• Problem details
Output each line exactly as it appears, skipping any embedded picture.

• Source data
◆ ◆ ◆

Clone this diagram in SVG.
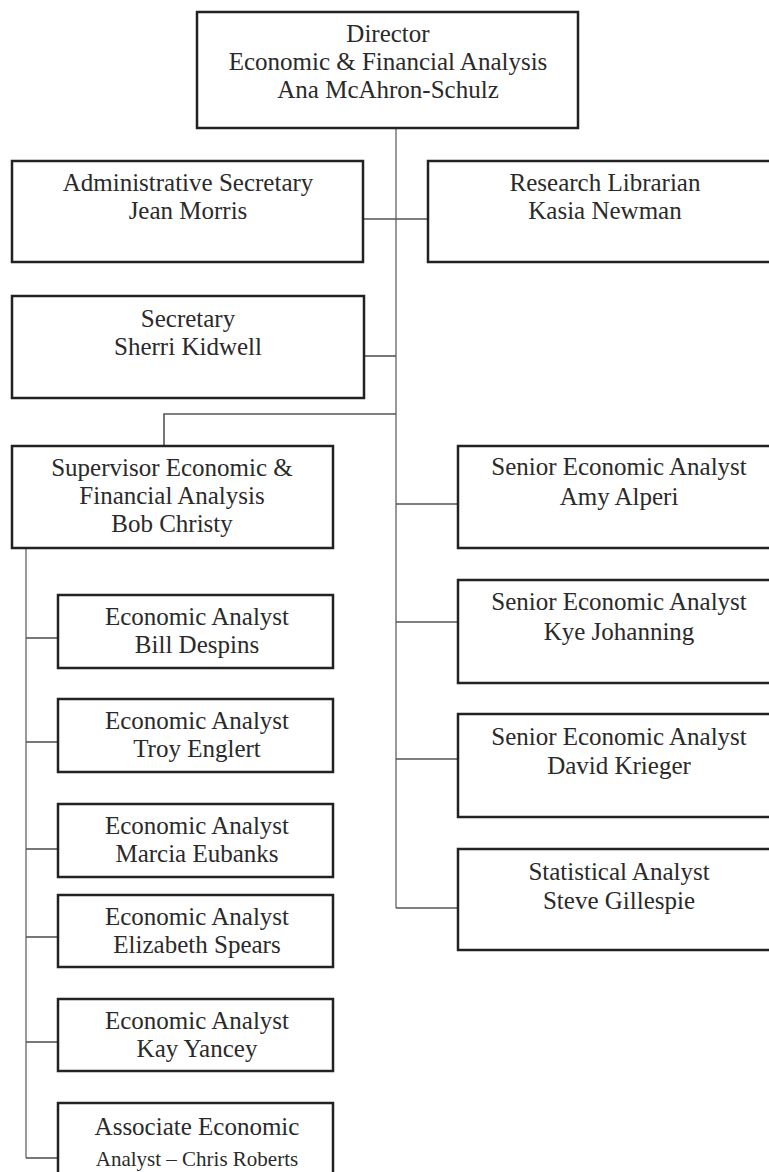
<svg xmlns="http://www.w3.org/2000/svg" width="769" height="1172" viewBox="0 0 769 1172">
<style>
.box{fill:#fff;stroke:#222;stroke-width:2.5}
.t{font-family:"Liberation Serif","Times New Roman",serif;font-size:25px;fill:#2a2a2a;text-anchor:middle}
.s{font-size:21px}
.trunk{stroke:#999;stroke-width:2;fill:none}
.br{stroke:#555;stroke-width:1.6;fill:none}
</style>
<rect width="769" height="1172" fill="#fff"/>
<g id="connectors">
<line class="trunk" x1="396" y1="128" x2="396" y2="908"/>
<line class="trunk" x1="26" y1="548" x2="26" y2="1158"/>
<line class="br" x1="363" y1="219" x2="428" y2="219"/>
<line class="br" x1="364" y1="356" x2="396" y2="356"/>
<path class="br" d="M396 414 H164 V446"/>
<line class="br" x1="396" y1="504" x2="458" y2="504"/>
<line class="br" x1="396" y1="622" x2="458" y2="622"/>
<line class="br" x1="396" y1="759" x2="458" y2="759"/>
<line class="br" x1="396" y1="908" x2="458" y2="908"/>
<line class="br" x1="26" y1="638" x2="58" y2="638"/>
<line class="br" x1="26" y1="742" x2="58" y2="742"/>
<line class="br" x1="26" y1="849" x2="58" y2="849"/>
<line class="br" x1="26" y1="937" x2="58" y2="937"/>
<line class="br" x1="26" y1="1042" x2="58" y2="1042"/>
<line class="br" x1="26" y1="1158" x2="58" y2="1158"/>
</g>
<g id="director">
<rect class="box" x="197" y="12" width="381" height="116"/>
<text class="t" x="388" y="42">Director</text>
<text class="t" x="388" y="70">Economic &amp; Financial Analysis</text>
<text class="t" x="388" y="98">Ana McAhron-Schulz</text>
</g>
<g id="admin-secretary">
<rect class="box" x="12" y="161" width="351" height="101"/>
<text class="t" x="188" y="191">Administrative Secretary</text>
<text class="t" x="188" y="219">Jean Morris</text>
</g>
<g id="research-librarian">
<rect class="box" x="428" y="161" width="360" height="101"/>
<text class="t" x="605" y="191">Research Librarian</text>
<text class="t" x="605" y="219">Kasia Newman</text>
</g>
<g id="secretary">
<rect class="box" x="12" y="296" width="352" height="102"/>
<text class="t" x="188" y="327">Secretary</text>
<text class="t" x="188" y="355">Sherri Kidwell</text>
</g>
<g id="supervisor">
<rect class="box" x="12" y="446" width="321" height="102"/>
<text class="t" x="172" y="476">Supervisor Economic &amp;</text>
<text class="t" x="172" y="504">Financial Analysis</text>
<text class="t" x="172" y="532">Bob Christy</text>
</g>
<g id="amy-alperi">
<rect class="box" x="458" y="446" width="330" height="102"/>
<text class="t" x="619" y="475">Senior Economic Analyst</text>
<text class="t" x="619" y="505">Amy Alperi</text>
</g>
<g id="kye-johanning">
<rect class="box" x="458" y="580" width="330" height="103"/>
<text class="t" x="619" y="610">Senior Economic Analyst</text>
<text class="t" x="619" y="640">Kye Johanning</text>
</g>
<g id="david-krieger">
<rect class="box" x="458" y="714" width="330" height="103"/>
<text class="t" x="619" y="745">Senior Economic Analyst</text>
<text class="t" x="619" y="774">David Krieger</text>
</g>
<g id="steve-gillespie">
<rect class="box" x="458" y="849" width="330" height="101"/>
<text class="t" x="619" y="880">Statistical Analyst</text>
<text class="t" x="619" y="909">Steve Gillespie</text>
</g>
<g id="bill-despins">
<rect class="box" x="58" y="595" width="275" height="73"/>
<text class="t" x="197" y="625">Economic Analyst</text>
<text class="t" x="197" y="653">Bill Despins</text>
</g>
<g id="troy-englert">
<rect class="box" x="58" y="699" width="275" height="73"/>
<text class="t" x="197" y="729">Economic Analyst</text>
<text class="t" x="197" y="757">Troy Englert</text>
</g>
<g id="marcia-eubanks">
<rect class="box" x="58" y="804" width="275" height="73"/>
<text class="t" x="197" y="834">Economic Analyst</text>
<text class="t" x="197" y="862">Marcia Eubanks</text>
</g>
<g id="elizabeth-spears">
<rect class="box" x="58" y="895" width="275" height="72"/>
<text class="t" x="197" y="925">Economic Analyst</text>
<text class="t" x="197" y="953">Elizabeth Spears</text>
</g>
<g id="kay-yancey">
<rect class="box" x="58" y="999" width="275" height="72"/>
<text class="t" x="197" y="1029">Economic Analyst</text>
<text class="t" x="197" y="1057">Kay Yancey</text>
</g>
<g id="chris-roberts">
<rect class="box" x="58" y="1103" width="275" height="85"/>
<text class="t" x="197" y="1135">Associate Economic</text>
<text class="t s" x="197" y="1166">Analyst – Chris Roberts</text>
</g>
</svg>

◆ ◆ ◆

• Answer below
Clone this diagram in SVG.
<svg xmlns="http://www.w3.org/2000/svg" width="769" height="1172" viewBox="0 0 769 1172">
<style>
.box{fill:#fff;stroke:#222;stroke-width:2.5}
.t{font-family:"Liberation Serif","Times New Roman",serif;font-size:25px;fill:#2a2a2a;text-anchor:middle}
.s{font-size:21px}
.trunk{stroke:#999;stroke-width:2;fill:none}
.br{stroke:#555;stroke-width:1.6;fill:none}
</style>
<rect width="769" height="1172" fill="#fff"/>
<g id="connectors">
<line class="trunk" x1="396" y1="128" x2="396" y2="908"/>
<line class="trunk" x1="26" y1="548" x2="26" y2="1158"/>
<line class="br" x1="363" y1="219" x2="428" y2="219"/>
<line class="br" x1="364" y1="356" x2="396" y2="356"/>
<path class="br" d="M396 414 H164 V446"/>
<line class="br" x1="396" y1="504" x2="458" y2="504"/>
<line class="br" x1="396" y1="622" x2="458" y2="622"/>
<line class="br" x1="396" y1="759" x2="458" y2="759"/>
<line class="br" x1="396" y1="908" x2="458" y2="908"/>
<line class="br" x1="26" y1="638" x2="58" y2="638"/>
<line class="br" x1="26" y1="742" x2="58" y2="742"/>
<line class="br" x1="26" y1="849" x2="58" y2="849"/>
<line class="br" x1="26" y1="937" x2="58" y2="937"/>
<line class="br" x1="26" y1="1042" x2="58" y2="1042"/>
<line class="br" x1="26" y1="1158" x2="58" y2="1158"/>
</g>
<g id="director">
<rect class="box" x="197" y="12" width="381" height="116"/>
<text class="t" x="388" y="42">Director</text>
<text class="t" x="388" y="70">Economic &amp; Financial Analysis</text>
<text class="t" x="388" y="98">Ana McAhron-Schulz</text>
</g>
<g id="admin-secretary">
<rect class="box" x="12" y="161" width="351" height="101"/>
<text class="t" x="188" y="191">Administrative Secretary</text>
<text class="t" x="188" y="219">Jean Morris</text>
</g>
<g id="research-librarian">
<rect class="box" x="428" y="161" width="360" height="101"/>
<text class="t" x="605" y="191">Research Librarian</text>
<text class="t" x="605" y="219">Kasia Newman</text>
</g>
<g id="secretary">
<rect class="box" x="12" y="296" width="352" height="102"/>
<text class="t" x="188" y="327">Secretary</text>
<text class="t" x="188" y="355">Sherri Kidwell</text>
</g>
<g id="supervisor">
<rect class="box" x="12" y="446" width="321" height="102"/>
<text class="t" x="172" y="476">Supervisor Economic &amp;</text>
<text class="t" x="172" y="504">Financial Analysis</text>
<text class="t" x="172" y="532">Bob Christy</text>
</g>
<g id="amy-alperi">
<rect class="box" x="458" y="446" width="330" height="102"/>
<text class="t" x="619" y="475">Senior Economic Analyst</text>
<text class="t" x="619" y="505">Amy Alperi</text>
</g>
<g id="kye-johanning">
<rect class="box" x="458" y="580" width="330" height="103"/>
<text class="t" x="619" y="610">Senior Economic Analyst</text>
<text class="t" x="619" y="640">Kye Johanning</text>
</g>
<g id="david-krieger">
<rect class="box" x="458" y="714" width="330" height="103"/>
<text class="t" x="619" y="745">Senior Economic Analyst</text>
<text class="t" x="619" y="774">David Krieger</text>
</g>
<g id="steve-gillespie">
<rect class="box" x="458" y="849" width="330" height="101"/>
<text class="t" x="619" y="880">Statistical Analyst</text>
<text class="t" x="619" y="909">Steve Gillespie</text>
</g>
<g id="bill-despins">
<rect class="box" x="58" y="595" width="275" height="73"/>
<text class="t" x="197" y="625">Economic Analyst</text>
<text class="t" x="197" y="653">Bill Despins</text>
</g>
<g id="troy-englert">
<rect class="box" x="58" y="699" width="275" height="73"/>
<text class="t" x="197" y="729">Economic Analyst</text>
<text class="t" x="197" y="757">Troy Englert</text>
</g>
<g id="marcia-eubanks">
<rect class="box" x="58" y="804" width="275" height="73"/>
<text class="t" x="197" y="834">Economic Analyst</text>
<text class="t" x="197" y="862">Marcia Eubanks</text>
</g>
<g id="elizabeth-spears">
<rect class="box" x="58" y="895" width="275" height="72"/>
<text class="t" x="197" y="925">Economic Analyst</text>
<text class="t" x="197" y="953">Elizabeth Spears</text>
</g>
<g id="kay-yancey">
<rect class="box" x="58" y="999" width="275" height="72"/>
<text class="t" x="197" y="1029">Economic Analyst</text>
<text class="t" x="197" y="1057">Kay Yancey</text>
</g>
<g id="chris-roberts">
<rect class="box" x="58" y="1103" width="275" height="85"/>
<text class="t" x="197" y="1135">Associate Economic</text>
<text class="t s" x="197" y="1166">Analyst – Chris Roberts</text>
</g>
</svg>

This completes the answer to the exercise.